> [Provided data]:
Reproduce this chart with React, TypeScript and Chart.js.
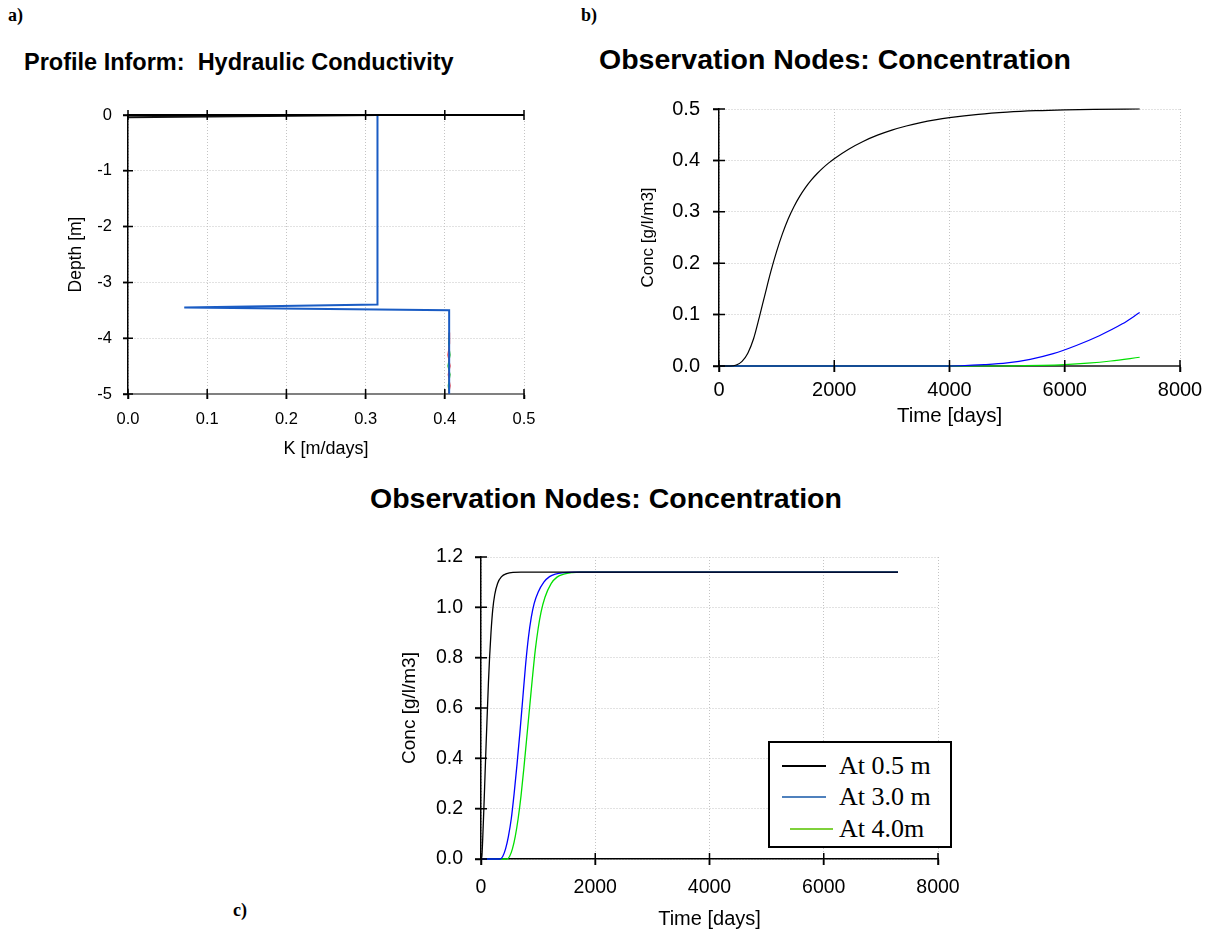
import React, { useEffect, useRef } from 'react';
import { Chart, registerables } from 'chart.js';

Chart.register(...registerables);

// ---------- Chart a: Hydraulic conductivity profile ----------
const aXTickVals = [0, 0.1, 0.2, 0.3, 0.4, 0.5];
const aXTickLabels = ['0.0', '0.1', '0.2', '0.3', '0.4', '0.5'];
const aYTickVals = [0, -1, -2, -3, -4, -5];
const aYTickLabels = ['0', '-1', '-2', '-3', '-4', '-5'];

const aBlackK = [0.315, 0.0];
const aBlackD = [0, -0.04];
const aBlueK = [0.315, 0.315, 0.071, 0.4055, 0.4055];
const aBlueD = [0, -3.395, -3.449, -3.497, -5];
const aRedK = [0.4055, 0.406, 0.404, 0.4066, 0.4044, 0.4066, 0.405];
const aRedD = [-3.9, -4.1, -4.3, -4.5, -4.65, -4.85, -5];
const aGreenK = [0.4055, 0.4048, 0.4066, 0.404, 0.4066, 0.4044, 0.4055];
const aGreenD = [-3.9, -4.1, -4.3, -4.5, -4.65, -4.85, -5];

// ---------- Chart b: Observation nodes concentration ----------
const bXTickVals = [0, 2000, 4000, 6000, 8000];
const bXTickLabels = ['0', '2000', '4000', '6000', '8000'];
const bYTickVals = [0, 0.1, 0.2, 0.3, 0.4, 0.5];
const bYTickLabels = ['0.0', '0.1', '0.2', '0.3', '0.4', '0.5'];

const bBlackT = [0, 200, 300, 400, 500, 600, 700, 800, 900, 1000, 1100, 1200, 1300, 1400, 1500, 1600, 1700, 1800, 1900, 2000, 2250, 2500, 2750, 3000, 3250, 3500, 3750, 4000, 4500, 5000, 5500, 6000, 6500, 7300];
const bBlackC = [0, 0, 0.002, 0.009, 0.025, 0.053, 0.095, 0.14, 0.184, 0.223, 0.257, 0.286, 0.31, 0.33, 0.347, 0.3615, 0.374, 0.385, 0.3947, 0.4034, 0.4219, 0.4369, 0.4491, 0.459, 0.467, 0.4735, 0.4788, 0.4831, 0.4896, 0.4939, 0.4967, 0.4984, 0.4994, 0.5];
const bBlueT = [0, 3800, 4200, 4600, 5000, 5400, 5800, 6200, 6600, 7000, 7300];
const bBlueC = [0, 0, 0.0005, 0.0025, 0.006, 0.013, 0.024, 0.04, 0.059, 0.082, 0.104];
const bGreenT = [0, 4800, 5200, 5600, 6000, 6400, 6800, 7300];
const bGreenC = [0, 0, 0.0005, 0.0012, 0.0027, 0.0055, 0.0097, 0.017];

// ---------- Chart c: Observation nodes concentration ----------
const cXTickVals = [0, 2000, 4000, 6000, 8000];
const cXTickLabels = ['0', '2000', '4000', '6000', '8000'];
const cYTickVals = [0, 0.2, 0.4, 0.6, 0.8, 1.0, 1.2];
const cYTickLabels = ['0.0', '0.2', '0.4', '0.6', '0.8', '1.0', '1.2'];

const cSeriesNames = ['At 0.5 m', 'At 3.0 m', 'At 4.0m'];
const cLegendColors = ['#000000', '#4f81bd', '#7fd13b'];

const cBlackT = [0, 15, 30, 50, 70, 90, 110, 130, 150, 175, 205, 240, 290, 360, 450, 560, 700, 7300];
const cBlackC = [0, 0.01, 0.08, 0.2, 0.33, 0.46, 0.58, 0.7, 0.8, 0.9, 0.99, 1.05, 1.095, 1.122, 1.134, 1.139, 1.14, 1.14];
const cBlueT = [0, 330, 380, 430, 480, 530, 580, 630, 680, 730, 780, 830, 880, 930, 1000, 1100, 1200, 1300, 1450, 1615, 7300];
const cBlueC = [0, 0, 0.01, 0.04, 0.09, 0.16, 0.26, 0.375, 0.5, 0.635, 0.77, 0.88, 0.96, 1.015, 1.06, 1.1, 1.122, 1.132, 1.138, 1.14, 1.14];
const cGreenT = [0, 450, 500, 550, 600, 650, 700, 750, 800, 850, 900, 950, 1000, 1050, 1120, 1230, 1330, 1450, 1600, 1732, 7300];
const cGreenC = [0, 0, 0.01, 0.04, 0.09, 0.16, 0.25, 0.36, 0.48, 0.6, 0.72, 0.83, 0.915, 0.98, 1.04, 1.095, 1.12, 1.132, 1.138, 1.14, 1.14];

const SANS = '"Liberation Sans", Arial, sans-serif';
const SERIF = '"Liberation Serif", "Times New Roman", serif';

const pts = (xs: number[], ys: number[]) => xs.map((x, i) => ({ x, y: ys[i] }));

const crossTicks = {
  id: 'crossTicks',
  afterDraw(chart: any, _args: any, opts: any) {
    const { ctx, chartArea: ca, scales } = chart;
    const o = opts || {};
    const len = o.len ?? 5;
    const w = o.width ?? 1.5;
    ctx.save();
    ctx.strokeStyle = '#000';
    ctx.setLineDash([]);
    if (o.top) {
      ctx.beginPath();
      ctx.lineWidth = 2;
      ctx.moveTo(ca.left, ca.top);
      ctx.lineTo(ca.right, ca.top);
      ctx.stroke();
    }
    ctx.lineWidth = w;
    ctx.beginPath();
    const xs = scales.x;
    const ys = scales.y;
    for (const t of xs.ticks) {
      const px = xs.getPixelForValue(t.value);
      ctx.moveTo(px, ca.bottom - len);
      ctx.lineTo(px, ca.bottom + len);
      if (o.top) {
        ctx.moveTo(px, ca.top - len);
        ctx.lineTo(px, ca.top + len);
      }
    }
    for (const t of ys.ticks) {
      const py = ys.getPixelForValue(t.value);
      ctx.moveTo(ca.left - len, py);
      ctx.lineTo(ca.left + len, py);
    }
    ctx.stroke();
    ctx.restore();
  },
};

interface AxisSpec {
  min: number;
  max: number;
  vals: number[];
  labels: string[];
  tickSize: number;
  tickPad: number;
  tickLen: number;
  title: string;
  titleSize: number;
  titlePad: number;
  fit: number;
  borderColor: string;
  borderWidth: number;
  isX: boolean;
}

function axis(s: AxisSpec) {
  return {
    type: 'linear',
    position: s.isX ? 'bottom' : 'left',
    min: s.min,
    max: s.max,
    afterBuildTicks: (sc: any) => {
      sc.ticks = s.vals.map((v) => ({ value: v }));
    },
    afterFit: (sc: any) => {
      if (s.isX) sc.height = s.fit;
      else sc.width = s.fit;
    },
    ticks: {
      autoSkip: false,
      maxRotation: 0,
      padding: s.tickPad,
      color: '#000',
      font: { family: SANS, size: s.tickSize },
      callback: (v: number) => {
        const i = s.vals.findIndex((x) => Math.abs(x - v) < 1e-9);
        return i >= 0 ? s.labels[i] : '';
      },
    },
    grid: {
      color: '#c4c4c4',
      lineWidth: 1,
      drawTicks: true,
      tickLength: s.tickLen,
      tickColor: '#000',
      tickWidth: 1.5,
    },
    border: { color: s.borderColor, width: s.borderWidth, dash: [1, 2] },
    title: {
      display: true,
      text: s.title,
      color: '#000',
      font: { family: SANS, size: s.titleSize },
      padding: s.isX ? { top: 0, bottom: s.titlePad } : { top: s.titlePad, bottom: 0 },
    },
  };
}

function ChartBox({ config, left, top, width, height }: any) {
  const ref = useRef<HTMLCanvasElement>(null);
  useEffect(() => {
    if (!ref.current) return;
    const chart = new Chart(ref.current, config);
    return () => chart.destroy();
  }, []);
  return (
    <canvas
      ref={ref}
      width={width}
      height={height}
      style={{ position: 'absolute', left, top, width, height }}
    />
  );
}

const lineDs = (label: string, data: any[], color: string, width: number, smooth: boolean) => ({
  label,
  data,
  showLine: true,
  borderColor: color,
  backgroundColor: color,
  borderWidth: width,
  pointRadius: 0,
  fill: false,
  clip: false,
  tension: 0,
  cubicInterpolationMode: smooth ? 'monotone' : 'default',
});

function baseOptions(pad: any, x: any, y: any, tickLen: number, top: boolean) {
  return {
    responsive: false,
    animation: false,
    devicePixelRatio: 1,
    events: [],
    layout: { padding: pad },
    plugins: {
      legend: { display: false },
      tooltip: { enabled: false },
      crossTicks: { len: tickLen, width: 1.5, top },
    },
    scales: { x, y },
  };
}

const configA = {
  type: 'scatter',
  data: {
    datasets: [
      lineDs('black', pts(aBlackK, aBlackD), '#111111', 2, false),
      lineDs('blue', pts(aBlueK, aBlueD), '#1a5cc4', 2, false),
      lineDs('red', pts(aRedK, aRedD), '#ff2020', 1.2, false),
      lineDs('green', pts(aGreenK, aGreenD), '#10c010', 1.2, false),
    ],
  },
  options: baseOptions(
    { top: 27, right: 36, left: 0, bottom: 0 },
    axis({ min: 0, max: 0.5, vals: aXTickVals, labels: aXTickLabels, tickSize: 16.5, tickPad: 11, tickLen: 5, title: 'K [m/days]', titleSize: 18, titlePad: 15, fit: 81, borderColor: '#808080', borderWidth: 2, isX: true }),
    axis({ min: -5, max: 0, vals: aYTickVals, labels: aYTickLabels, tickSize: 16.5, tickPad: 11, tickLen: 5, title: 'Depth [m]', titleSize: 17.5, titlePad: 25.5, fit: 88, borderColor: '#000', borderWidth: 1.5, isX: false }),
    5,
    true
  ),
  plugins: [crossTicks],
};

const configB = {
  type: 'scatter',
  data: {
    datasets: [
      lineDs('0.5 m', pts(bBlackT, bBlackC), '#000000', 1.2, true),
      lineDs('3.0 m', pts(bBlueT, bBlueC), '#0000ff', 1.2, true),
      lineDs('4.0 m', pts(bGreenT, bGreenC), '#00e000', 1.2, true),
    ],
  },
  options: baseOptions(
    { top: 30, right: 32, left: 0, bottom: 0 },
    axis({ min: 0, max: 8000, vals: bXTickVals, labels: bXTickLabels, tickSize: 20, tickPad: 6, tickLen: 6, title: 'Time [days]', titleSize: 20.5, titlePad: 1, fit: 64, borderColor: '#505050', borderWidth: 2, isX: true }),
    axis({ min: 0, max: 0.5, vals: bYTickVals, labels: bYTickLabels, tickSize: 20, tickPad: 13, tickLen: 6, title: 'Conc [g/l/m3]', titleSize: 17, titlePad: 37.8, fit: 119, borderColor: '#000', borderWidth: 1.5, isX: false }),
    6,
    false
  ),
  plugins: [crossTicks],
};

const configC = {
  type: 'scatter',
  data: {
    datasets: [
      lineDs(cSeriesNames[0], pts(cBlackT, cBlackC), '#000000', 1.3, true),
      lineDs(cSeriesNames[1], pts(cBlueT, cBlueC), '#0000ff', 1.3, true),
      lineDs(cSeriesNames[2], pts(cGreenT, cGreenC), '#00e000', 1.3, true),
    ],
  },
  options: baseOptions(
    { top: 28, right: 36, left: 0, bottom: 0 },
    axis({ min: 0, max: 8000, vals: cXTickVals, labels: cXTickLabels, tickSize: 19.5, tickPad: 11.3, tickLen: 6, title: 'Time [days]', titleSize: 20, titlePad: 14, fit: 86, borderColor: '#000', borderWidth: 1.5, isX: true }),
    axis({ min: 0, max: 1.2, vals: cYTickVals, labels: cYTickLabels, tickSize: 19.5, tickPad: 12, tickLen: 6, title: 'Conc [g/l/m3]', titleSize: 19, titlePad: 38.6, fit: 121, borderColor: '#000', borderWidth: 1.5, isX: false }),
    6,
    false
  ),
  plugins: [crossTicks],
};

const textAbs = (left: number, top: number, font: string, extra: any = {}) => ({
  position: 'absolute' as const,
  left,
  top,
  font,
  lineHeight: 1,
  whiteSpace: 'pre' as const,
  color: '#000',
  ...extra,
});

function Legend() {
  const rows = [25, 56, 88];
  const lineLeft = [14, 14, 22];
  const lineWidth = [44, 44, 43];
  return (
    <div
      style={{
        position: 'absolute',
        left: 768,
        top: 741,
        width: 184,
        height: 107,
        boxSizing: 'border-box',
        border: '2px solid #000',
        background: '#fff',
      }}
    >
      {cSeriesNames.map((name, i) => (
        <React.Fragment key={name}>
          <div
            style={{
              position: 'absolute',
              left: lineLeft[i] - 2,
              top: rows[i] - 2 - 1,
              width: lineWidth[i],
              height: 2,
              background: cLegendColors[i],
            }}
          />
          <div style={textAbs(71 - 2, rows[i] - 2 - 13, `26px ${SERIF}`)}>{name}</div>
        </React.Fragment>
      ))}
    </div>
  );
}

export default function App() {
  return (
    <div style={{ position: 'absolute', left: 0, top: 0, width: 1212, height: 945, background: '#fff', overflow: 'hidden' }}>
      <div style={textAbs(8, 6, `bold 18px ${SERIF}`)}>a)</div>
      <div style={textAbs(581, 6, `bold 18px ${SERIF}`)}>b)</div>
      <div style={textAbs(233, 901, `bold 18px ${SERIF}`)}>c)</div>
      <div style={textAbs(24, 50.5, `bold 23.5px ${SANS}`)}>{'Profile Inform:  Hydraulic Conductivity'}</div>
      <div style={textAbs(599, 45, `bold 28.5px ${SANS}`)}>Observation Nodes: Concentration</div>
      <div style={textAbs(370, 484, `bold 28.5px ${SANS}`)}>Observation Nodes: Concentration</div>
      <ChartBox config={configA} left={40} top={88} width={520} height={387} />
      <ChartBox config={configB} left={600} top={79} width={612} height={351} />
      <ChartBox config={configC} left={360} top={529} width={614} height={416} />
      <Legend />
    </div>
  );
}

> [Exercise requirements]: Extract, word for word, each line from the top of the data down to and including the line with "const aYTickLabels = ['0', '-1', '-2', '-3', '-4', '-5'];"; skip the pictures.

> [Solution to this problem]:
Reproduce this chart with React, TypeScript and Chart.js.
import React, { useEffect, useRef } from 'react';
import { Chart, registerables } from 'chart.js';

Chart.register(...registerables);

// ---------- Chart a: Hydraulic conductivity profile ----------
const aXTickVals = [0, 0.1, 0.2, 0.3, 0.4, 0.5];
const aXTickLabels = ['0.0', '0.1', '0.2', '0.3', '0.4', '0.5'];
const aYTickVals = [0, -1, -2, -3, -4, -5];
const aYTickLabels = ['0', '-1', '-2', '-3', '-4', '-5'];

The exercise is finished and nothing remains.